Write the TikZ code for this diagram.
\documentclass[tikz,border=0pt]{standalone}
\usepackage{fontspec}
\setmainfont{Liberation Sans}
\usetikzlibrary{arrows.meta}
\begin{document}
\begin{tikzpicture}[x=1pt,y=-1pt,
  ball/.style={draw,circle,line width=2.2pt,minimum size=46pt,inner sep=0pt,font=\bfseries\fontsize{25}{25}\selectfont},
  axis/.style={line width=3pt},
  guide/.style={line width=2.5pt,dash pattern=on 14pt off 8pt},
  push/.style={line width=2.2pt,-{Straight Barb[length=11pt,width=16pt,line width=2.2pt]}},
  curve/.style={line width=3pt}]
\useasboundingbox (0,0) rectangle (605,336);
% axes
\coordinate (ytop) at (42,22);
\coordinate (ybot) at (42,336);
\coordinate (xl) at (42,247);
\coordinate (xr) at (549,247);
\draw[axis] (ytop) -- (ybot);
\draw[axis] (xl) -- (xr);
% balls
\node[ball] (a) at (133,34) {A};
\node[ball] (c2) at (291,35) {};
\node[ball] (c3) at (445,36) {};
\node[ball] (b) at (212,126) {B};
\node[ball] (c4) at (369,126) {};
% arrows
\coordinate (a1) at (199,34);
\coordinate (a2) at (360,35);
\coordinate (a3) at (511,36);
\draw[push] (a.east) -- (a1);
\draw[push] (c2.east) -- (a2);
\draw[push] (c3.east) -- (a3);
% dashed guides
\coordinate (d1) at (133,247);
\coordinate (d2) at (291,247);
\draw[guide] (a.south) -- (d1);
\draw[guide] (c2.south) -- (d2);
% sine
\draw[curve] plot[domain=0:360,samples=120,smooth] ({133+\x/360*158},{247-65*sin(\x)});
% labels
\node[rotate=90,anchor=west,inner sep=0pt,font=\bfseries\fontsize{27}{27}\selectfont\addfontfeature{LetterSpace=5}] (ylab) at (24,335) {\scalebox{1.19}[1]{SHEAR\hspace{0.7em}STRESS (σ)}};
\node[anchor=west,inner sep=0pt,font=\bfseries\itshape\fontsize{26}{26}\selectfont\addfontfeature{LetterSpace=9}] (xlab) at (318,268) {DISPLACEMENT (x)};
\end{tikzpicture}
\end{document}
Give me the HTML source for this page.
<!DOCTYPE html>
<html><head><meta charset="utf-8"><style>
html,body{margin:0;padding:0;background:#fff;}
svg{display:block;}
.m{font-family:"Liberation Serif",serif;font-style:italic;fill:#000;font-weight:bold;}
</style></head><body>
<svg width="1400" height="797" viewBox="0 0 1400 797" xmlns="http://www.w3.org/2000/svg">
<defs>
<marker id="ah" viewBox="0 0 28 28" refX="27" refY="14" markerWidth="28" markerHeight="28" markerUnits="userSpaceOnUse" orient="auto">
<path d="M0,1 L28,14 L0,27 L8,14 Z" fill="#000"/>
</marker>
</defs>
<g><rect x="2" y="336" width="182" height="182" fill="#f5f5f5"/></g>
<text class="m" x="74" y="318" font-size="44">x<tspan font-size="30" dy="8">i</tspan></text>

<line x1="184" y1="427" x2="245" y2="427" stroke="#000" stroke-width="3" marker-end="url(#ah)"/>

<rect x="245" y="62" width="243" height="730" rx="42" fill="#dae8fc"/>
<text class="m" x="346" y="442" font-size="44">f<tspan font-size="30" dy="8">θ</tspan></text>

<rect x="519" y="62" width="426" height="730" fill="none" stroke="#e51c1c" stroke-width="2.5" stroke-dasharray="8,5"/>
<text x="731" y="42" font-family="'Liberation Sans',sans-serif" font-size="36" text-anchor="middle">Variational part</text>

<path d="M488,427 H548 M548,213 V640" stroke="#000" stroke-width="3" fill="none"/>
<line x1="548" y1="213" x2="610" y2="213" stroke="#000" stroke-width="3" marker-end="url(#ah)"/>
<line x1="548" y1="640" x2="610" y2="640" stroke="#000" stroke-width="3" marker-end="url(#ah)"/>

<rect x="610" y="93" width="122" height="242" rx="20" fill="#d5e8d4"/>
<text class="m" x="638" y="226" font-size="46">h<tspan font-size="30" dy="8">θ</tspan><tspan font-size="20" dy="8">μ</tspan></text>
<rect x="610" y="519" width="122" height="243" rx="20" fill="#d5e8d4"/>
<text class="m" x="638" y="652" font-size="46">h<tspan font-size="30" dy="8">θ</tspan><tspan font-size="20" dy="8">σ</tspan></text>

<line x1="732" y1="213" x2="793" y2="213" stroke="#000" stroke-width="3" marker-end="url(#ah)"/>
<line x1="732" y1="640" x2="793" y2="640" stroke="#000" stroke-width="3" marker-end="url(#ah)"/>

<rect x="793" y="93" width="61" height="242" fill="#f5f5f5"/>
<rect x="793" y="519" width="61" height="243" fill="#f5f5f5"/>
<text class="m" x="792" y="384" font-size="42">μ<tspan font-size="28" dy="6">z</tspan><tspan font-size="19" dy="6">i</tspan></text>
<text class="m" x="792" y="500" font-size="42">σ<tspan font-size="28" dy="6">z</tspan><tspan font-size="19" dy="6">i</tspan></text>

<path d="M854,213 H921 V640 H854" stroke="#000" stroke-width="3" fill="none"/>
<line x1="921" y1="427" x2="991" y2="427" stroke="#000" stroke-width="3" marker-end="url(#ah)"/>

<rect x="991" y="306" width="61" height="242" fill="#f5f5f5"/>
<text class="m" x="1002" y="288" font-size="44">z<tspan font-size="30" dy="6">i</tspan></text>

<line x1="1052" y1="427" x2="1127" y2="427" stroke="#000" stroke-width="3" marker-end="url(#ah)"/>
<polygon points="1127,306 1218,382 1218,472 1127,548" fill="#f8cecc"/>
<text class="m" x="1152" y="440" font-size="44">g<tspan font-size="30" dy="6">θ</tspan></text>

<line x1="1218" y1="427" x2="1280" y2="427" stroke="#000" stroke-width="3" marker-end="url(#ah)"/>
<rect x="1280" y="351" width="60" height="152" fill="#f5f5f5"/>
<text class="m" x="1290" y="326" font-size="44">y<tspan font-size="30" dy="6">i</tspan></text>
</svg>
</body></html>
##########
WRITTEN REQUEST:
Nothing should be left out: return all of the records exactly.

OUTPUT OF THE TASK:
Write the TikZ code for this diagram.
\documentclass[tikz,border=0pt]{standalone}
\usepackage{fontspec}
\setmainfont{Liberation Sans}
\usetikzlibrary{arrows.meta}
\begin{document}
\begin{tikzpicture}[x=1pt,y=-1pt,
  ball/.style={draw,circle,line width=2.2pt,minimum size=46pt,inner sep=0pt,font=\bfseries\fontsize{25}{25}\selectfont},
  axis/.style={line width=3pt},
  guide/.style={line width=2.5pt,dash pattern=on 14pt off 8pt},
  push/.style={line width=2.2pt,-{Straight Barb[length=11pt,width=16pt,line width=2.2pt]}},
  curve/.style={line width=3pt}]
\useasboundingbox (0,0) rectangle (605,336);
% axes
\coordinate (ytop) at (42,22);
\coordinate (ybot) at (42,336);
\coordinate (xl) at (42,247);
\coordinate (xr) at (549,247);
\draw[axis] (ytop) -- (ybot);
\draw[axis] (xl) -- (xr);
% balls
\node[ball] (a) at (133,34) {A};
\node[ball] (c2) at (291,35) {};
\node[ball] (c3) at (445,36) {};
\node[ball] (b) at (212,126) {B};
\node[ball] (c4) at (369,126) {};
% arrows
\coordinate (a1) at (199,34);
\coordinate (a2) at (360,35);
\coordinate (a3) at (511,36);
\draw[push] (a.east) -- (a1);
\draw[push] (c2.east) -- (a2);
\draw[push] (c3.east) -- (a3);
% dashed guides
\coordinate (d1) at (133,247);
\coordinate (d2) at (291,247);
\draw[guide] (a.south) -- (d1);
\draw[guide] (c2.south) -- (d2);
% sine
\draw[curve] plot[domain=0:360,samples=120,smooth] ({133+\x/360*158},{247-65*sin(\x)});
% labels
\node[rotate=90,anchor=west,inner sep=0pt,font=\bfseries\fontsize{27}{27}\selectfont\addfontfeature{LetterSpace=5}] (ylab) at (24,335) {\scalebox{1.19}[1]{SHEAR\hspace{0.7em}STRESS (σ)}};
\node[anchor=west,inner sep=0pt,font=\bfseries\itshape\fontsize{26}{26}\selectfont\addfontfeature{LetterSpace=9}] (xlab) at (318,268) {DISPLACEMENT (x)};
\end{tikzpicture}
\end{document}
Give me the HTML source for this page.
<!DOCTYPE html>
<html><head><meta charset="utf-8"><style>
html,body{margin:0;padding:0;background:#fff;}
svg{display:block;}
.m{font-family:"Liberation Serif",serif;font-style:italic;fill:#000;font-weight:bold;}
</style></head><body>
<svg width="1400" height="797" viewBox="0 0 1400 797" xmlns="http://www.w3.org/2000/svg">
<defs>
<marker id="ah" viewBox="0 0 28 28" refX="27" refY="14" markerWidth="28" markerHeight="28" markerUnits="userSpaceOnUse" orient="auto">
<path d="M0,1 L28,14 L0,27 L8,14 Z" fill="#000"/>
</marker>
</defs>
<g><rect x="2" y="336" width="182" height="182" fill="#f5f5f5"/></g>
<text class="m" x="74" y="318" font-size="44">x<tspan font-size="30" dy="8">i</tspan></text>

<line x1="184" y1="427" x2="245" y2="427" stroke="#000" stroke-width="3" marker-end="url(#ah)"/>

<rect x="245" y="62" width="243" height="730" rx="42" fill="#dae8fc"/>
<text class="m" x="346" y="442" font-size="44">f<tspan font-size="30" dy="8">θ</tspan></text>

<rect x="519" y="62" width="426" height="730" fill="none" stroke="#e51c1c" stroke-width="2.5" stroke-dasharray="8,5"/>
<text x="731" y="42" font-family="'Liberation Sans',sans-serif" font-size="36" text-anchor="middle">Variational part</text>

<path d="M488,427 H548 M548,213 V640" stroke="#000" stroke-width="3" fill="none"/>
<line x1="548" y1="213" x2="610" y2="213" stroke="#000" stroke-width="3" marker-end="url(#ah)"/>
<line x1="548" y1="640" x2="610" y2="640" stroke="#000" stroke-width="3" marker-end="url(#ah)"/>

<rect x="610" y="93" width="122" height="242" rx="20" fill="#d5e8d4"/>
<text class="m" x="638" y="226" font-size="46">h<tspan font-size="30" dy="8">θ</tspan><tspan font-size="20" dy="8">μ</tspan></text>
<rect x="610" y="519" width="122" height="243" rx="20" fill="#d5e8d4"/>
<text class="m" x="638" y="652" font-size="46">h<tspan font-size="30" dy="8">θ</tspan><tspan font-size="20" dy="8">σ</tspan></text>

<line x1="732" y1="213" x2="793" y2="213" stroke="#000" stroke-width="3" marker-end="url(#ah)"/>
<line x1="732" y1="640" x2="793" y2="640" stroke="#000" stroke-width="3" marker-end="url(#ah)"/>

<rect x="793" y="93" width="61" height="242" fill="#f5f5f5"/>
<rect x="793" y="519" width="61" height="243" fill="#f5f5f5"/>
<text class="m" x="792" y="384" font-size="42">μ<tspan font-size="28" dy="6">z</tspan><tspan font-size="19" dy="6">i</tspan></text>
<text class="m" x="792" y="500" font-size="42">σ<tspan font-size="28" dy="6">z</tspan><tspan font-size="19" dy="6">i</tspan></text>

<path d="M854,213 H921 V640 H854" stroke="#000" stroke-width="3" fill="none"/>
<line x1="921" y1="427" x2="991" y2="427" stroke="#000" stroke-width="3" marker-end="url(#ah)"/>

<rect x="991" y="306" width="61" height="242" fill="#f5f5f5"/>
<text class="m" x="1002" y="288" font-size="44">z<tspan font-size="30" dy="6">i</tspan></text>

<line x1="1052" y1="427" x2="1127" y2="427" stroke="#000" stroke-width="3" marker-end="url(#ah)"/>
<polygon points="1127,306 1218,382 1218,472 1127,548" fill="#f8cecc"/>
<text class="m" x="1152" y="440" font-size="44">g<tspan font-size="30" dy="6">θ</tspan></text>

<line x1="1218" y1="427" x2="1280" y2="427" stroke="#000" stroke-width="3" marker-end="url(#ah)"/>
<rect x="1280" y="351" width="60" height="152" fill="#f5f5f5"/>
<text class="m" x="1290" y="326" font-size="44">y<tspan font-size="30" dy="6">i</tspan></text>
</svg>
</body></html>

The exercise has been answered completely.